Task prompt: Pictures are to be left out. Copy exactly the lines from the one containing "Clone this chart" to the one containing "7, 8, 9, 10];", both ends kept.

Records from a data collection
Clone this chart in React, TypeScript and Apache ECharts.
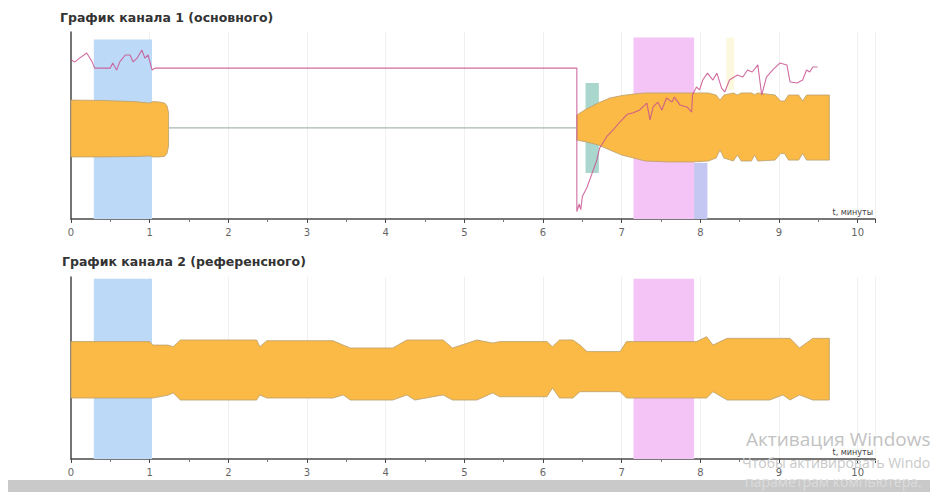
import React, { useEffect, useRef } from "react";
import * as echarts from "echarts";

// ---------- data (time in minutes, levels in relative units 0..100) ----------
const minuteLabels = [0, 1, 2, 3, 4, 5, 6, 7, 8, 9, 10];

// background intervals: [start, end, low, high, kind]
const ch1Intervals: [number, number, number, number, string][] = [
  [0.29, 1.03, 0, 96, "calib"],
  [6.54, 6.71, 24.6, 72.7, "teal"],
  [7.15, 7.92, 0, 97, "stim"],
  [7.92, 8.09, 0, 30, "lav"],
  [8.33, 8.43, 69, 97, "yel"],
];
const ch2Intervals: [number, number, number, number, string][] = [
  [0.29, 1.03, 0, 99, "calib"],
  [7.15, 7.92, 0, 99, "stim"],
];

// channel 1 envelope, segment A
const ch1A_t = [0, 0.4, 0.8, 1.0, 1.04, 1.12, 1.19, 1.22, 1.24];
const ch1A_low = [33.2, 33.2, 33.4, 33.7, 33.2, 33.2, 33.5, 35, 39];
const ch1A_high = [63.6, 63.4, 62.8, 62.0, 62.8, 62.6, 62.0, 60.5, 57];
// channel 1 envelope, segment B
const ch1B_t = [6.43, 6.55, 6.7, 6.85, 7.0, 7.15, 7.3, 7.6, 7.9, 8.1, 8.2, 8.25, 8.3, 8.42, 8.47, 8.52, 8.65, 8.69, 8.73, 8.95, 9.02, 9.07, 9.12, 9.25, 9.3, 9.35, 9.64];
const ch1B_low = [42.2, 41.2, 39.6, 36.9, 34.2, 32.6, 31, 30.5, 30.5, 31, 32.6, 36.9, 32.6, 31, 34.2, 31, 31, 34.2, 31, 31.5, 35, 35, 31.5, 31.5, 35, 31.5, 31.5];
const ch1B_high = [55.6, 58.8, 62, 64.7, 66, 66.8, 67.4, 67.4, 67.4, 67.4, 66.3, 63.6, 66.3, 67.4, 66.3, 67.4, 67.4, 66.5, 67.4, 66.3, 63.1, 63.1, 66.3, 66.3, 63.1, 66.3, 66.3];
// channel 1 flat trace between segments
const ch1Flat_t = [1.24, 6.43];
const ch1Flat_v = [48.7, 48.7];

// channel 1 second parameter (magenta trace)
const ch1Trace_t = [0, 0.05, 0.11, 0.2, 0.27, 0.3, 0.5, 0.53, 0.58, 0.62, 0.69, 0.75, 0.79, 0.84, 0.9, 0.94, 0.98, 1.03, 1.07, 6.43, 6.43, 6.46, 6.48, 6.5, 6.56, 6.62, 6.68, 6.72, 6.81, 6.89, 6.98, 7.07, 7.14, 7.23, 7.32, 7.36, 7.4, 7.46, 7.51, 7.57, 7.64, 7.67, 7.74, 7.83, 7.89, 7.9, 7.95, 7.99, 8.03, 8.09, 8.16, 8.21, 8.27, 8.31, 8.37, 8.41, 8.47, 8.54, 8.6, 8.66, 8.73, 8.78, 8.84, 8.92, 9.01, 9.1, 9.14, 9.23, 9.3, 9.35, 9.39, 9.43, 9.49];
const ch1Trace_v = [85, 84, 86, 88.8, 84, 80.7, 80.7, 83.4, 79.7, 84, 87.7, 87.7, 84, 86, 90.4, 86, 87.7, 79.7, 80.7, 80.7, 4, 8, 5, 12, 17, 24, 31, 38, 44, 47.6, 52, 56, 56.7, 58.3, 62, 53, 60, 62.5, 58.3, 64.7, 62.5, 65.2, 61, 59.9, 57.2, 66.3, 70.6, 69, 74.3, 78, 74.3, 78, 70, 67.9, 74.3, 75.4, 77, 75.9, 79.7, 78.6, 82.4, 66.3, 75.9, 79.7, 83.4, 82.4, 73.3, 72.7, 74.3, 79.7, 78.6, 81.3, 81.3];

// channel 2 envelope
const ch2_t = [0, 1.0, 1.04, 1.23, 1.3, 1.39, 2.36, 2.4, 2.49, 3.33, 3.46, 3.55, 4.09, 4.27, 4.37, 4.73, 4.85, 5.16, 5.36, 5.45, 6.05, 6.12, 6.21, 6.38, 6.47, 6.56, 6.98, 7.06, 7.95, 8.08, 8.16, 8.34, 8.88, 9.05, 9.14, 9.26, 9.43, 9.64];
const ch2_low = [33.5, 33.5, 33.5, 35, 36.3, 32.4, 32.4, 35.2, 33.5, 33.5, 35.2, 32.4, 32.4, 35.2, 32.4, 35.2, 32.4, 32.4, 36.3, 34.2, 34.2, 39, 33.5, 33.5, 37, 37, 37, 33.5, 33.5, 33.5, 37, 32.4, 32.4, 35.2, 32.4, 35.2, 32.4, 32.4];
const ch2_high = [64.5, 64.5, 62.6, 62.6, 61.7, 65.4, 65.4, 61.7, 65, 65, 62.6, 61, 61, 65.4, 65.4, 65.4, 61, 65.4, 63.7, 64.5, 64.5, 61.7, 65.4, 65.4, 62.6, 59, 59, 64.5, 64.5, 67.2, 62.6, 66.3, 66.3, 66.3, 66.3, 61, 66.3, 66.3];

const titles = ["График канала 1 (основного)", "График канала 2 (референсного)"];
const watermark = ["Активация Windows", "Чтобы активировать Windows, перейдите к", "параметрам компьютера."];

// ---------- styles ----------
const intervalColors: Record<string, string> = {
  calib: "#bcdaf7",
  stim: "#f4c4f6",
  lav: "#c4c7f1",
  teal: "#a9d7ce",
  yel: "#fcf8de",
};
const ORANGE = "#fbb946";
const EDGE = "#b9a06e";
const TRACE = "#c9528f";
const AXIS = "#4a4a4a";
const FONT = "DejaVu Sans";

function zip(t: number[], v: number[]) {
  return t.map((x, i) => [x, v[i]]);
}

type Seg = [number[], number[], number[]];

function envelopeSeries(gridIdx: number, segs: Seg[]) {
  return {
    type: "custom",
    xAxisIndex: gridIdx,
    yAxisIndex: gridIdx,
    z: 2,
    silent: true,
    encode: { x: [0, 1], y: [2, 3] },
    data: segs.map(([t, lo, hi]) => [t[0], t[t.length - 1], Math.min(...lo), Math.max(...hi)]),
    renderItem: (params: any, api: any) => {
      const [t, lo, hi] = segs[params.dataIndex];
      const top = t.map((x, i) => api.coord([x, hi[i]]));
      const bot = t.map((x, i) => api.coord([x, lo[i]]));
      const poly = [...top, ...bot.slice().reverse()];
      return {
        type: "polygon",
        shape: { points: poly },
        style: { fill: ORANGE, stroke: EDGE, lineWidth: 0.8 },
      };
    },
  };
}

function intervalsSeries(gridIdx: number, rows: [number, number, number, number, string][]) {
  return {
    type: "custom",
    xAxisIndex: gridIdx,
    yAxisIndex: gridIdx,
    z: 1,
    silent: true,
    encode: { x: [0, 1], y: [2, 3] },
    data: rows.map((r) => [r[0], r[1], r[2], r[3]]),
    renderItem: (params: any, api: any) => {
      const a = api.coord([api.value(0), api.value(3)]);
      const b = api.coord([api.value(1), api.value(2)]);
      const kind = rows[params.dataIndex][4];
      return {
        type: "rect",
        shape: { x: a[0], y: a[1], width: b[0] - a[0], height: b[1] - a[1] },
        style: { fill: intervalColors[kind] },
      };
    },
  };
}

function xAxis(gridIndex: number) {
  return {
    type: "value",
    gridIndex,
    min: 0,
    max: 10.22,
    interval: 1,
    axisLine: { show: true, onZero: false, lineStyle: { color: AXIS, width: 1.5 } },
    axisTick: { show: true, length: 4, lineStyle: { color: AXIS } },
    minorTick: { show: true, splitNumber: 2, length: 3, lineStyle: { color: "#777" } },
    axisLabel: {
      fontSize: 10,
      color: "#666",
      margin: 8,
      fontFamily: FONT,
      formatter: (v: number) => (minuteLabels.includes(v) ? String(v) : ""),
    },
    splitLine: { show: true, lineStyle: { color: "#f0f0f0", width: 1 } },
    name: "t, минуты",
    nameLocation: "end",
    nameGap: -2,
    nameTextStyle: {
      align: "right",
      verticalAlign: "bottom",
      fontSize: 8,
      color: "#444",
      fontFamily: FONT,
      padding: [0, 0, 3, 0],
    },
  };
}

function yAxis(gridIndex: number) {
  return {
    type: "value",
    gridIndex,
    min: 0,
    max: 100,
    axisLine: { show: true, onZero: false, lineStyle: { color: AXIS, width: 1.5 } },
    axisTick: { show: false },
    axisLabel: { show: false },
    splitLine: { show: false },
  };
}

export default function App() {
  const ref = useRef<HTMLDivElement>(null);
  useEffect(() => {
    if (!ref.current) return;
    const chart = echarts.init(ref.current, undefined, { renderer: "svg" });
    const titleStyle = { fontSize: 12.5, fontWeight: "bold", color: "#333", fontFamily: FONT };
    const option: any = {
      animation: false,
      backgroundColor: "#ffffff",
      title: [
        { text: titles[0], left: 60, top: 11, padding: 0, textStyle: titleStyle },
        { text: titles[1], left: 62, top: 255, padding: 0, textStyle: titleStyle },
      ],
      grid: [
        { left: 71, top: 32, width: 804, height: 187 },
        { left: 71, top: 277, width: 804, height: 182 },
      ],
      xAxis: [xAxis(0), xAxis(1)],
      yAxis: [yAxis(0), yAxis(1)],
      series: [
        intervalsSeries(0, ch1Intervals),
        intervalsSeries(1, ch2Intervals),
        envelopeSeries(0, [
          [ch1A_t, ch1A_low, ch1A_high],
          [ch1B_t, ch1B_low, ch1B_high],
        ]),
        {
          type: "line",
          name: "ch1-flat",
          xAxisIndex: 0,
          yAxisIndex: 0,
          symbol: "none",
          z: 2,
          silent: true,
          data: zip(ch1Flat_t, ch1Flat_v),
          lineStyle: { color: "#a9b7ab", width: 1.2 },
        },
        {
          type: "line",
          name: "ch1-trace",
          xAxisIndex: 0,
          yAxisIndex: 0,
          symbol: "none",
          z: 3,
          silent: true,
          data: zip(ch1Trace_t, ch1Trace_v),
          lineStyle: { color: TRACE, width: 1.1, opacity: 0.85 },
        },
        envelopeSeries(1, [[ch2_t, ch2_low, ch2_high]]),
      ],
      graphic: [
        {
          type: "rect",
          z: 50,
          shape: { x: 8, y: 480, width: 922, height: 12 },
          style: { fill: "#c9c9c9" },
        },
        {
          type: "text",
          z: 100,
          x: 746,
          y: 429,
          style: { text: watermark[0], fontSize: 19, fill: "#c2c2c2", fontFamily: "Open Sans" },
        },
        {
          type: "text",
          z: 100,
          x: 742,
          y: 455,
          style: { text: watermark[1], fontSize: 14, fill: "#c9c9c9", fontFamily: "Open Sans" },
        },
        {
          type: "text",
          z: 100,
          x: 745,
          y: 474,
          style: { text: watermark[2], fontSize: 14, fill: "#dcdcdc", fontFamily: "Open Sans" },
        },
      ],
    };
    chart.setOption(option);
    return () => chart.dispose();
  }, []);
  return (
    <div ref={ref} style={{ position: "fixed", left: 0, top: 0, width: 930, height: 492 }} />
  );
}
* * *
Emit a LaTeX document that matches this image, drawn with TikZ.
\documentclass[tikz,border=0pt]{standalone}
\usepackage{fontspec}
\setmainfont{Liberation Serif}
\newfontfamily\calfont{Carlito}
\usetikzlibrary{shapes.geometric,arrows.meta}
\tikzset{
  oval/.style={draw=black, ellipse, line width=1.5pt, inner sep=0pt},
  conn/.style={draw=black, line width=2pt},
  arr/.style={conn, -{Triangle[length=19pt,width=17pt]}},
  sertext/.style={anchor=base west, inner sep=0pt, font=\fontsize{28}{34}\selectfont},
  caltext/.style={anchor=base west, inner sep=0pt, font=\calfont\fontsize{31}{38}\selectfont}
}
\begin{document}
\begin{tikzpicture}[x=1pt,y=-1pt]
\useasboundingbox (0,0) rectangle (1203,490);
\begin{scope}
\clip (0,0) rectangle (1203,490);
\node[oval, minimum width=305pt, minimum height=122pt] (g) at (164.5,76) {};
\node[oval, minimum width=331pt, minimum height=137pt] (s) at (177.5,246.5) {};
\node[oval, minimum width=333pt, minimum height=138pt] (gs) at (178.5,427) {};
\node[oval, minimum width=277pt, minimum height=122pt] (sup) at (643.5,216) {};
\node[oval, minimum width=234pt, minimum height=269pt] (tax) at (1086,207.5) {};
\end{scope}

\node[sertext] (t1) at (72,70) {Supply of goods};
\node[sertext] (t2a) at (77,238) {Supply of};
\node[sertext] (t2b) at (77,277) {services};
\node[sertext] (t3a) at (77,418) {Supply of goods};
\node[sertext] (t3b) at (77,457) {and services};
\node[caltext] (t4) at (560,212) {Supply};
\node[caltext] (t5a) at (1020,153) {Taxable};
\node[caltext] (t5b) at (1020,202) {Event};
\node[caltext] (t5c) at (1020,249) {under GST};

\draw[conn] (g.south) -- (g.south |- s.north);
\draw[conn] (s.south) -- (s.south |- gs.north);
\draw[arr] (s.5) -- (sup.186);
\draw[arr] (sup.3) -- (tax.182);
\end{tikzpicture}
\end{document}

Task solution:
Clone this chart in React, TypeScript and Apache ECharts.
import React, { useEffect, useRef } from "react";
import * as echarts from "echarts";

// ---------- data (time in minutes, levels in relative units 0..100) ----------
const minuteLabels = [0, 1, 2, 3, 4, 5, 6, 7, 8, 9, 10];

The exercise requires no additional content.